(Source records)
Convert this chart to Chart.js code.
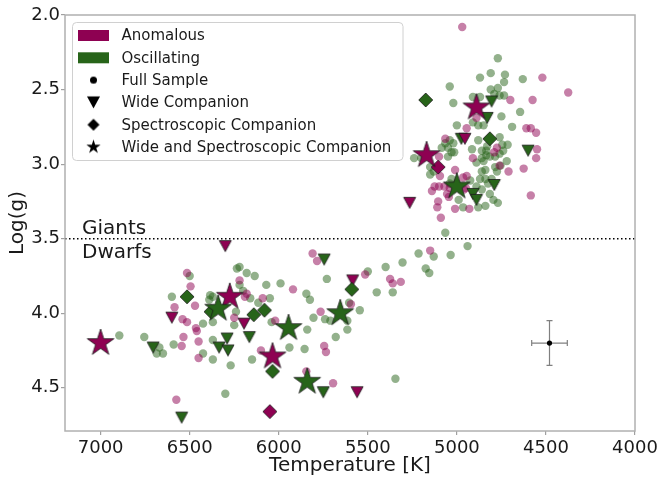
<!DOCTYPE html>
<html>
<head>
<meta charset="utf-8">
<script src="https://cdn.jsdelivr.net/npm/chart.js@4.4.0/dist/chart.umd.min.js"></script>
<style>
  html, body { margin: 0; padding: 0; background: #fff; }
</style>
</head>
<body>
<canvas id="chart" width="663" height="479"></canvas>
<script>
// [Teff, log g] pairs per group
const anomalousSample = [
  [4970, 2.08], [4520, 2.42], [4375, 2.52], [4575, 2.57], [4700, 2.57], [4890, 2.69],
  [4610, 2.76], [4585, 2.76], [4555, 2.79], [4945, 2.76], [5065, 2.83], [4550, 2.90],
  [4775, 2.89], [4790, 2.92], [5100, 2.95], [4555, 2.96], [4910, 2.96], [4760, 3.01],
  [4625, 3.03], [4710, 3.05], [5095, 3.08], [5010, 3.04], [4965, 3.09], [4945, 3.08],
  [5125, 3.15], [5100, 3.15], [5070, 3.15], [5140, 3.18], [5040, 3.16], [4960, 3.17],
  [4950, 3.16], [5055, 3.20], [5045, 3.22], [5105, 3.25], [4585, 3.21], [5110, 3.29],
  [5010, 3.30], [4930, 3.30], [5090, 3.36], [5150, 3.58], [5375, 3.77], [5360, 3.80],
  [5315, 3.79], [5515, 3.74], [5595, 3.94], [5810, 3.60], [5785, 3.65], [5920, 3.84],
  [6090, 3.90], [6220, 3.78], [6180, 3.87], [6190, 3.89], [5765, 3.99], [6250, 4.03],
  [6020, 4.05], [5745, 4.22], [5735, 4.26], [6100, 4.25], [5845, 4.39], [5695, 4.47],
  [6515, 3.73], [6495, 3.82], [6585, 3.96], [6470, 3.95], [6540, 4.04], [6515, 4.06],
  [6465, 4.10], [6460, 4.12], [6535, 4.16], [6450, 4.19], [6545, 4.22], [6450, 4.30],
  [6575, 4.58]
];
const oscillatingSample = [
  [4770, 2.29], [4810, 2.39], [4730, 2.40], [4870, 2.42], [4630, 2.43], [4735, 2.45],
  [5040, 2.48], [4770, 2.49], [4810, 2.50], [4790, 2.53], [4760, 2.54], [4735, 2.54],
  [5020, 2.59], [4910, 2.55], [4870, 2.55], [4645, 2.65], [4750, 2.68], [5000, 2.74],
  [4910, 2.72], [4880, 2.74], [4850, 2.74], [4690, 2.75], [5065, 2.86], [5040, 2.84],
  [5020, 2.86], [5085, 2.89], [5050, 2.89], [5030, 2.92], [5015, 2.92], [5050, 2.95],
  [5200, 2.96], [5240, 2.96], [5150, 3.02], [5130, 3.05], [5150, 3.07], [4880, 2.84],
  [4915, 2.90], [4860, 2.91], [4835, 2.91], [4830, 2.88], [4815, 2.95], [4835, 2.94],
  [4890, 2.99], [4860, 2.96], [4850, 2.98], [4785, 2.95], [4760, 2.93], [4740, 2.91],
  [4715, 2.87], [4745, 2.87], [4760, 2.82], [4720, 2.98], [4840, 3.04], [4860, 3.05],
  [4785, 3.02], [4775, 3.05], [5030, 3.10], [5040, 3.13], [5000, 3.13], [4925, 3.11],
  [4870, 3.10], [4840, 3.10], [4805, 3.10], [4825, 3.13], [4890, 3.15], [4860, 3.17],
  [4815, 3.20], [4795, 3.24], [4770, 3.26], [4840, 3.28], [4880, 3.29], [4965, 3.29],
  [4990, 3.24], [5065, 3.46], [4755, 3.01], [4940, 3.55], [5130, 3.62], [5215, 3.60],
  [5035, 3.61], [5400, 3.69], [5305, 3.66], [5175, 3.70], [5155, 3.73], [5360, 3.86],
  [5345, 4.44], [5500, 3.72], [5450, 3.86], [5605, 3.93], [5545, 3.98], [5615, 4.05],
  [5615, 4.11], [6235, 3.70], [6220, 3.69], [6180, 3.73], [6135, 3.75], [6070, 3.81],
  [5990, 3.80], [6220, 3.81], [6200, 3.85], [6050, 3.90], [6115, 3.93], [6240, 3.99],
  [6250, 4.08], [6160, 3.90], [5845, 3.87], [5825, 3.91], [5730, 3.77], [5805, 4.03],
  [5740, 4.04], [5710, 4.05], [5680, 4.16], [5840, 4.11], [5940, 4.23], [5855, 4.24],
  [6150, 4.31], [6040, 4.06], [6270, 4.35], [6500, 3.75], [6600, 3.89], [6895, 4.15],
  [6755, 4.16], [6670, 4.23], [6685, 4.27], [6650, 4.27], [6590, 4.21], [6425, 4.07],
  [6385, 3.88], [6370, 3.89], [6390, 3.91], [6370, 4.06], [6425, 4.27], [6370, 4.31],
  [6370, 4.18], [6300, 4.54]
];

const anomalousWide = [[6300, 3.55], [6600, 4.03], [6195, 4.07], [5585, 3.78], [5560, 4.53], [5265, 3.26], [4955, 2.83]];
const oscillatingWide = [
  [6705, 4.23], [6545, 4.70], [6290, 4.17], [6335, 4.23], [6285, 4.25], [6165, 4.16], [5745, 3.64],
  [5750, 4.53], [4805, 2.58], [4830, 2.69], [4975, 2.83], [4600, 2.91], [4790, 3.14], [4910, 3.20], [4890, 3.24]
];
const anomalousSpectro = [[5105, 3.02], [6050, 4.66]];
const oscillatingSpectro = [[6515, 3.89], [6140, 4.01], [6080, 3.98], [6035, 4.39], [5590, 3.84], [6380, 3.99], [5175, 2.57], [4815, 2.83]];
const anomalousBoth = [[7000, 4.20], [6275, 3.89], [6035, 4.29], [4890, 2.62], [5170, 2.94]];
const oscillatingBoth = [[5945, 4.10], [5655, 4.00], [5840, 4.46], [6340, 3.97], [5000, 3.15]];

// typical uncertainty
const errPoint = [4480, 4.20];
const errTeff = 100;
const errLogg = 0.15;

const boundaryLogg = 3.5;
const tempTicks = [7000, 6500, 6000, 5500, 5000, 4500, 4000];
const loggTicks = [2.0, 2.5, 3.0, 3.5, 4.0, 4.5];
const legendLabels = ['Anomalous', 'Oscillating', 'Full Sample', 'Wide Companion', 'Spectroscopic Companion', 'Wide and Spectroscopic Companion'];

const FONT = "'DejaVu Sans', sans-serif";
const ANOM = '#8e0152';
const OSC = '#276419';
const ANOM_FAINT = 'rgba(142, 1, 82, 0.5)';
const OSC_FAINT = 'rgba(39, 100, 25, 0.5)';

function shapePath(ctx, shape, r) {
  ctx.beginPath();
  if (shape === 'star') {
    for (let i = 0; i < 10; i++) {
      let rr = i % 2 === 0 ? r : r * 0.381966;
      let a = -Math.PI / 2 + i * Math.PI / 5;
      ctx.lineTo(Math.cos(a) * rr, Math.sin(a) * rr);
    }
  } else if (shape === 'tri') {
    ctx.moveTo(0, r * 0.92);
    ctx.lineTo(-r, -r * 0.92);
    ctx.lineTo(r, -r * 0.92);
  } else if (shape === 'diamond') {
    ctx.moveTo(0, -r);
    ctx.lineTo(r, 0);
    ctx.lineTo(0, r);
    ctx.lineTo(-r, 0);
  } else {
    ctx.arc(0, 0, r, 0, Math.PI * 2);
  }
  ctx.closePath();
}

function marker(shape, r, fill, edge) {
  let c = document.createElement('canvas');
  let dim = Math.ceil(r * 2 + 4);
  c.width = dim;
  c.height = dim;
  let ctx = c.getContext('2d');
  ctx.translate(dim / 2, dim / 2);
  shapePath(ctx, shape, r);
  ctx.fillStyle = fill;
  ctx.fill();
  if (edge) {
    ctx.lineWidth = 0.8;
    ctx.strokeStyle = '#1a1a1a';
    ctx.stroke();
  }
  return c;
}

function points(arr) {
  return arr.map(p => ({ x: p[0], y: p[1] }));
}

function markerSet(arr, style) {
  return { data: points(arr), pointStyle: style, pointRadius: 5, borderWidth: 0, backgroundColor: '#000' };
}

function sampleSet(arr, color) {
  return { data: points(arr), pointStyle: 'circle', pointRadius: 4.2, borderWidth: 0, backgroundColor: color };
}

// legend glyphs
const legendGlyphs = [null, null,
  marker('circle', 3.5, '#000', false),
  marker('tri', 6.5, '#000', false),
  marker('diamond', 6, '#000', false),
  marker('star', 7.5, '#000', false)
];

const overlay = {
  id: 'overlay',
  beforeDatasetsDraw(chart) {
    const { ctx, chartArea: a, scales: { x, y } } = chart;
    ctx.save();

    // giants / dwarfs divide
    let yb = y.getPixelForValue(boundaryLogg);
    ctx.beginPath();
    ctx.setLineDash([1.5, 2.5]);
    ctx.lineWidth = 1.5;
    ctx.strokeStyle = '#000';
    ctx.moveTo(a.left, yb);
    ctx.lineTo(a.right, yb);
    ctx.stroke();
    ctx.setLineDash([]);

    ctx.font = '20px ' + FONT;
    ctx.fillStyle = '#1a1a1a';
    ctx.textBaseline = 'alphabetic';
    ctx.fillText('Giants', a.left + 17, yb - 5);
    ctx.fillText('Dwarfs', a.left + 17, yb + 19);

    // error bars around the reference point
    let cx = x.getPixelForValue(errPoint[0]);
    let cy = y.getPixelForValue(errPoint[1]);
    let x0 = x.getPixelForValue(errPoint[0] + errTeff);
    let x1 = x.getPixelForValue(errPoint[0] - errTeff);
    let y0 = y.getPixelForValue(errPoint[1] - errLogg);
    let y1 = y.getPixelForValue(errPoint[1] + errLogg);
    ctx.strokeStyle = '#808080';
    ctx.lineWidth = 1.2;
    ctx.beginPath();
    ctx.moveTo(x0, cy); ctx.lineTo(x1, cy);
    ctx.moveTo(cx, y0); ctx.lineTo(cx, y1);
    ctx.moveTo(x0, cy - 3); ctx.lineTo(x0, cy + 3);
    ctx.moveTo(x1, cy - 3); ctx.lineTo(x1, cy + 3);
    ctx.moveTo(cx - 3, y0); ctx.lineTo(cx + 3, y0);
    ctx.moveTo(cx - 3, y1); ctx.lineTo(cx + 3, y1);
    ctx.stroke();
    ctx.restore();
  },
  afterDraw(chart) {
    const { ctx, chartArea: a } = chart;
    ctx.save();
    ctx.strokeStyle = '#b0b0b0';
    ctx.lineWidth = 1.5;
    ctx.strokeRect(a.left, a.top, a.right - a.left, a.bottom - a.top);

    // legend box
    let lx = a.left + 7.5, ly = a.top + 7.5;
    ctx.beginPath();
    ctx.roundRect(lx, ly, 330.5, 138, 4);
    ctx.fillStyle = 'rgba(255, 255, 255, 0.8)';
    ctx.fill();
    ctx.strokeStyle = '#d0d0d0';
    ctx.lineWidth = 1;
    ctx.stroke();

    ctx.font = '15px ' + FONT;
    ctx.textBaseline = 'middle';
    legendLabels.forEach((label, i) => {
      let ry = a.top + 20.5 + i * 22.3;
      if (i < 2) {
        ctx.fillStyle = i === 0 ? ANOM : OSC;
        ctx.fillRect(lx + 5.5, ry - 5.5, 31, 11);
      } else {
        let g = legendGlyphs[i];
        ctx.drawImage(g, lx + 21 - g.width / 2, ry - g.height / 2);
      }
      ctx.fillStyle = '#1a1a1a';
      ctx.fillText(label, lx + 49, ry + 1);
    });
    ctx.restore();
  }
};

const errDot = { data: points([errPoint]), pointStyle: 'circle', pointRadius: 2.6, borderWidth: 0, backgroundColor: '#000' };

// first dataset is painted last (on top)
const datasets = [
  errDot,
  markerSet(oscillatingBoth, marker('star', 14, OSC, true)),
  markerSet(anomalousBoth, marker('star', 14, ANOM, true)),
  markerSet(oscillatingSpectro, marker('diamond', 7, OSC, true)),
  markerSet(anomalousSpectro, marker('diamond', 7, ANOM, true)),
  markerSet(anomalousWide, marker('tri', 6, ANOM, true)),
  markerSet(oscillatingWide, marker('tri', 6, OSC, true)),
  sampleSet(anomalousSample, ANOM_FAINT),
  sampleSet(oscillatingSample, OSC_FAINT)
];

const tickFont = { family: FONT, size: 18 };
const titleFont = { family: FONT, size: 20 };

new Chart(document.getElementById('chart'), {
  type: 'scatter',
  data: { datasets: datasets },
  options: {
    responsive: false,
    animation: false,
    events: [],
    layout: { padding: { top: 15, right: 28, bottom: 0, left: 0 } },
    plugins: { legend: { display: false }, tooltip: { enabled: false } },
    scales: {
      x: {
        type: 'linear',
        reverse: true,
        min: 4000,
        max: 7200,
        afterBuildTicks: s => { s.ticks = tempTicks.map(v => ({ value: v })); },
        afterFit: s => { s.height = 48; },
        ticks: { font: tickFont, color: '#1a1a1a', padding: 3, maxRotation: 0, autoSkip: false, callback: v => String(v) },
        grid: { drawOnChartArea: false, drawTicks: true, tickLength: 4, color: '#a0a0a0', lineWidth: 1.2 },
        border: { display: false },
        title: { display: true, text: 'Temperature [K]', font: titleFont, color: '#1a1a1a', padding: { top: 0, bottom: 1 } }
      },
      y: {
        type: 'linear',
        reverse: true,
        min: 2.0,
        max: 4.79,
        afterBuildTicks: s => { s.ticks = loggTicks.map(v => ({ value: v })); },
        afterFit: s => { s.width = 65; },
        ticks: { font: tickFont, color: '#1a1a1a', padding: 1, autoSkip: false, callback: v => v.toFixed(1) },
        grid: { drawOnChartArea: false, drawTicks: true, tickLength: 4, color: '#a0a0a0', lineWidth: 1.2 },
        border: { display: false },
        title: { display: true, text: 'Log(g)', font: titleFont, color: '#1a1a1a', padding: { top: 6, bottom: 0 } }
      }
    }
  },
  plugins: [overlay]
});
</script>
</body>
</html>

---

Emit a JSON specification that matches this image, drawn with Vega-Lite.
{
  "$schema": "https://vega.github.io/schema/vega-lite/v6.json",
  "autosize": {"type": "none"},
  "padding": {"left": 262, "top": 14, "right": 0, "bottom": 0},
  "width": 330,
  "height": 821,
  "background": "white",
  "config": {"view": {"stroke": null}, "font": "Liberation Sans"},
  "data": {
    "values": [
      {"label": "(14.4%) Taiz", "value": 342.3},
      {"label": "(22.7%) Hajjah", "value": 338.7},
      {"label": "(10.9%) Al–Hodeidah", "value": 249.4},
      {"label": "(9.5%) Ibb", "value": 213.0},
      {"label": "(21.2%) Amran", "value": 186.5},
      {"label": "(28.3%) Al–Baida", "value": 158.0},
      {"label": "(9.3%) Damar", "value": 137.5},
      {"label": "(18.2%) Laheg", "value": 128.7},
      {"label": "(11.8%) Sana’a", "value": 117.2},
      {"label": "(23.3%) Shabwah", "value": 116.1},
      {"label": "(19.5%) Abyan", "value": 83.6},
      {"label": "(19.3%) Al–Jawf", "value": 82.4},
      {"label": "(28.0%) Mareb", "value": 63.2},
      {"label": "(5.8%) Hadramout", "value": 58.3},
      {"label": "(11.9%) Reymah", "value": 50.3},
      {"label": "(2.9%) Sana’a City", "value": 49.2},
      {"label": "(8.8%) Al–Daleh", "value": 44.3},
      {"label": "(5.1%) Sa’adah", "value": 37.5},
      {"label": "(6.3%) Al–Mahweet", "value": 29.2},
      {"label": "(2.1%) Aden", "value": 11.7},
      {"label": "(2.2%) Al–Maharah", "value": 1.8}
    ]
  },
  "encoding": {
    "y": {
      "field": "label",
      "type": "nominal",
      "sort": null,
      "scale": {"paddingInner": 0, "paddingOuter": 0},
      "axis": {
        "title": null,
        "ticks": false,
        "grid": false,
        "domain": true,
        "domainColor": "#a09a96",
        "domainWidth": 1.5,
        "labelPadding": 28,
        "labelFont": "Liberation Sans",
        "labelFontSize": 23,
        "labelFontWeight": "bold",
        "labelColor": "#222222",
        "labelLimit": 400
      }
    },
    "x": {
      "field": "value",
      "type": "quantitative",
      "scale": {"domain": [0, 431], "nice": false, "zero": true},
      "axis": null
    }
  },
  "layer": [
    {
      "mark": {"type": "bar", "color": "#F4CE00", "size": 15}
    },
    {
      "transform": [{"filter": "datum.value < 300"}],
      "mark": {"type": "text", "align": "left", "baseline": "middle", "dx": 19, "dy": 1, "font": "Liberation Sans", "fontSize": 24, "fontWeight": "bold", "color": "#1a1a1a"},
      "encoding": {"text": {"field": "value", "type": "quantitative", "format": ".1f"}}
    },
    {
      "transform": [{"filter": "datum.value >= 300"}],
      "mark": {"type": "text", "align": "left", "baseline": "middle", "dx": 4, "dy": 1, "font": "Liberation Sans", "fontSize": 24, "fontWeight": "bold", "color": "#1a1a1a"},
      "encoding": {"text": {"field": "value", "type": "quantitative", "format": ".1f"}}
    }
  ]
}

* * *

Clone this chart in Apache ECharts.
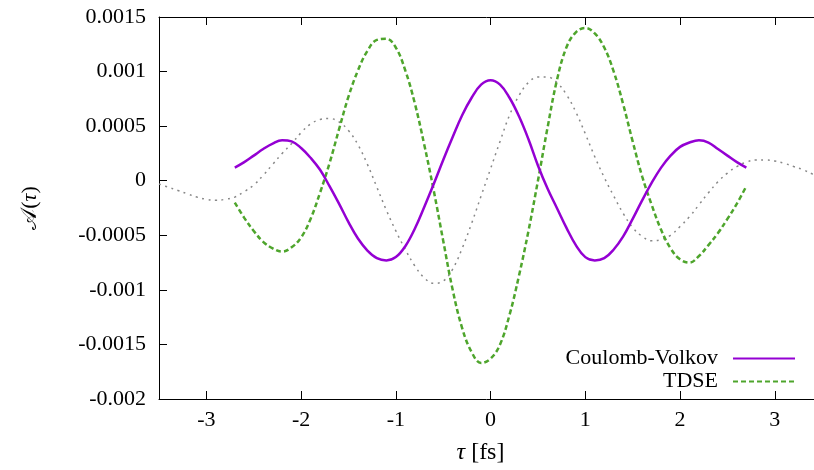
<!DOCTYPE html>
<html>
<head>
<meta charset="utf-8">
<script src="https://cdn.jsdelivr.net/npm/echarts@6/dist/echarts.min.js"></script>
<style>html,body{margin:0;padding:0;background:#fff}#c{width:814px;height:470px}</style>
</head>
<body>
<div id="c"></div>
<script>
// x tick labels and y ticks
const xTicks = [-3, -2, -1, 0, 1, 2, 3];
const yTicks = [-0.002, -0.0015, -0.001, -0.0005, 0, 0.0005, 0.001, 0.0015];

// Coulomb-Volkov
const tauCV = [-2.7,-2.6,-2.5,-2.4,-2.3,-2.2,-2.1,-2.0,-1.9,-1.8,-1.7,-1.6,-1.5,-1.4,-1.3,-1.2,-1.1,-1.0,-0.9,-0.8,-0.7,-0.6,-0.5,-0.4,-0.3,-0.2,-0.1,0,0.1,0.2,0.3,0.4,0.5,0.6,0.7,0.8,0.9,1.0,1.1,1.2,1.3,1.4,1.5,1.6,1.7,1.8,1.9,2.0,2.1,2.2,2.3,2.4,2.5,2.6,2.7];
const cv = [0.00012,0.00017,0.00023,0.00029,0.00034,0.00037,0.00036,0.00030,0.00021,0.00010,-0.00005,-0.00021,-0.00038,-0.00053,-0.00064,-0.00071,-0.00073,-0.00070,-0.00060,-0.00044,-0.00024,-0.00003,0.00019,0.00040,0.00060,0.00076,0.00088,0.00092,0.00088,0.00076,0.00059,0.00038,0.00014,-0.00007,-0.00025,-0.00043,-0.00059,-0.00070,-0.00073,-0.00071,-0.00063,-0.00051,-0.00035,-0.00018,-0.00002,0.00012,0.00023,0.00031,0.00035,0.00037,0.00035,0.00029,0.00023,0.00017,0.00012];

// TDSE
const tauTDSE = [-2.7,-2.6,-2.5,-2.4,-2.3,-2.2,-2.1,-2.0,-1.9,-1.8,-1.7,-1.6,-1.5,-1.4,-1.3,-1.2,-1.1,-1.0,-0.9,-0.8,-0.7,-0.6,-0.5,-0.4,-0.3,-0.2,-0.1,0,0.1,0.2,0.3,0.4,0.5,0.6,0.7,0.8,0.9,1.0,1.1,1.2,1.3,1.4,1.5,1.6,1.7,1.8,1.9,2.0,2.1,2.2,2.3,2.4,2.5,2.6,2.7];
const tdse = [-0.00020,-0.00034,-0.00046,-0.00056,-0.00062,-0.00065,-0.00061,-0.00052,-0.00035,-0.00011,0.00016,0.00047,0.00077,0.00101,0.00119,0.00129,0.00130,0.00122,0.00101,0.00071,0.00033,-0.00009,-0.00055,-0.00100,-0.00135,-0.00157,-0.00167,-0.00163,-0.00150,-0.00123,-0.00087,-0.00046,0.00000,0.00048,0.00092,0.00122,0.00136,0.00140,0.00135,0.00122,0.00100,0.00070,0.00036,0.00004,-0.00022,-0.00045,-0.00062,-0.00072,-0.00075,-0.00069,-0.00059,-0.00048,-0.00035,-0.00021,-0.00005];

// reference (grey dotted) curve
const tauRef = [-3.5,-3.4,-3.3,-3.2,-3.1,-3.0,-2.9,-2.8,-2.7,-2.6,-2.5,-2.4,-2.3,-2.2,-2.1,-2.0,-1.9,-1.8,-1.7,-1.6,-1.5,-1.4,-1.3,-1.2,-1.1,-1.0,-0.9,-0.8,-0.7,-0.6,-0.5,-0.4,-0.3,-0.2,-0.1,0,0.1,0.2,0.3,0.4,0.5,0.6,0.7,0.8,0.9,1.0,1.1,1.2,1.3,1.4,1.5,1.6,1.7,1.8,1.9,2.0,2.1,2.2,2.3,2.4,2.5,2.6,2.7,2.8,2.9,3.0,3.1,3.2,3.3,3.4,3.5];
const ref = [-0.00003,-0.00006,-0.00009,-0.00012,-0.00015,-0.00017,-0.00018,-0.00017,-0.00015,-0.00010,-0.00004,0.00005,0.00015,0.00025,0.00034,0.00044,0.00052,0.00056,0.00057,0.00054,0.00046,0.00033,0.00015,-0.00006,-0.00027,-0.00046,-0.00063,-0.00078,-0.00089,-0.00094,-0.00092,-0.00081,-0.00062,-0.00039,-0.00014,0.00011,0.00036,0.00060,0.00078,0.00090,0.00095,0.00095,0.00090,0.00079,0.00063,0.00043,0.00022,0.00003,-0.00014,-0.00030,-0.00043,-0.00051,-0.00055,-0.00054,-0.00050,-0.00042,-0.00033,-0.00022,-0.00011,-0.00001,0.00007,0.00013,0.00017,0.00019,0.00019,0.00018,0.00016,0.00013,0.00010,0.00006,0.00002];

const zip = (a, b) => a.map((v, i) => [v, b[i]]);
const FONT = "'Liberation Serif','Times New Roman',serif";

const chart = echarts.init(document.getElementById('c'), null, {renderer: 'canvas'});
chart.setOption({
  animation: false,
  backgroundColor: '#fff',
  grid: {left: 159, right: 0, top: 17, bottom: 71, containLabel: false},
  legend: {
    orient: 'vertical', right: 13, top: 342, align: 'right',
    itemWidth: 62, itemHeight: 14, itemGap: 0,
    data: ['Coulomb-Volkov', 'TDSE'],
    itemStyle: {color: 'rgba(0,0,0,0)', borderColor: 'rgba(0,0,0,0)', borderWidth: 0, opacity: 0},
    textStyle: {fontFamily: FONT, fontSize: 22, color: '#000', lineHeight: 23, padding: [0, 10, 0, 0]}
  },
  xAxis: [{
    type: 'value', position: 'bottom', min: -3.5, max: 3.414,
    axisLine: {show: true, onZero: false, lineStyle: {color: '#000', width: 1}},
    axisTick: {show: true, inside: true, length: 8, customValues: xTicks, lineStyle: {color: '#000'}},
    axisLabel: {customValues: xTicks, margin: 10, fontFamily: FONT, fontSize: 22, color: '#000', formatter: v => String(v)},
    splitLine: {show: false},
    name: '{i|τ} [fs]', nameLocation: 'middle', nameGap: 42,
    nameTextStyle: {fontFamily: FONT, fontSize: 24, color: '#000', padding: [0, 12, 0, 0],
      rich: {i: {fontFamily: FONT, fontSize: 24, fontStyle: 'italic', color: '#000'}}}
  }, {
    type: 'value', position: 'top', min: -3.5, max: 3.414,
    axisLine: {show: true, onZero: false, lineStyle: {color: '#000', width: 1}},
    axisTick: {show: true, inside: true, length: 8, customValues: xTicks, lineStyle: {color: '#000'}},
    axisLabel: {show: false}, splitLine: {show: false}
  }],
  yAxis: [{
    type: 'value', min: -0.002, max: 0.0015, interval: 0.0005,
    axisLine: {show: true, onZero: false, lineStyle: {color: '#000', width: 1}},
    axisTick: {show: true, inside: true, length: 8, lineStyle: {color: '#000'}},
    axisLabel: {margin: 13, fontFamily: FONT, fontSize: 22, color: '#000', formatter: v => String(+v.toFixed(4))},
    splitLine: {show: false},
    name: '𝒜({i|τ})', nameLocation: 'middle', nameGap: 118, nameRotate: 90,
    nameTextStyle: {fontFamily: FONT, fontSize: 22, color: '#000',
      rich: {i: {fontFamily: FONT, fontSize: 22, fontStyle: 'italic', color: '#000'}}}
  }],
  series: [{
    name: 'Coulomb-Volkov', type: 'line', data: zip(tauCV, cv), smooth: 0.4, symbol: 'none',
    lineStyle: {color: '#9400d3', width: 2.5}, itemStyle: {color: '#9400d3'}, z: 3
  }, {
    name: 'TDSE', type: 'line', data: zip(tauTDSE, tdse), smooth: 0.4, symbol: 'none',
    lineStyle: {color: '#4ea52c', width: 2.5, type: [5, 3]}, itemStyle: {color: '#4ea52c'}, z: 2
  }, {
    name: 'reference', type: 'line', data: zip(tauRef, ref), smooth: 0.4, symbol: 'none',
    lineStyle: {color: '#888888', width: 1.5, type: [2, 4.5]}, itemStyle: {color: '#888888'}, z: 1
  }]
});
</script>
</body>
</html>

● Aim
Show every line in the entries where the string "this" occurs.

● Response
Convert this chart to Chart.js code.
Emit a JSON specification that matches this image, drawn with Vega-Lite.
Clone this chart in Apache ECharts.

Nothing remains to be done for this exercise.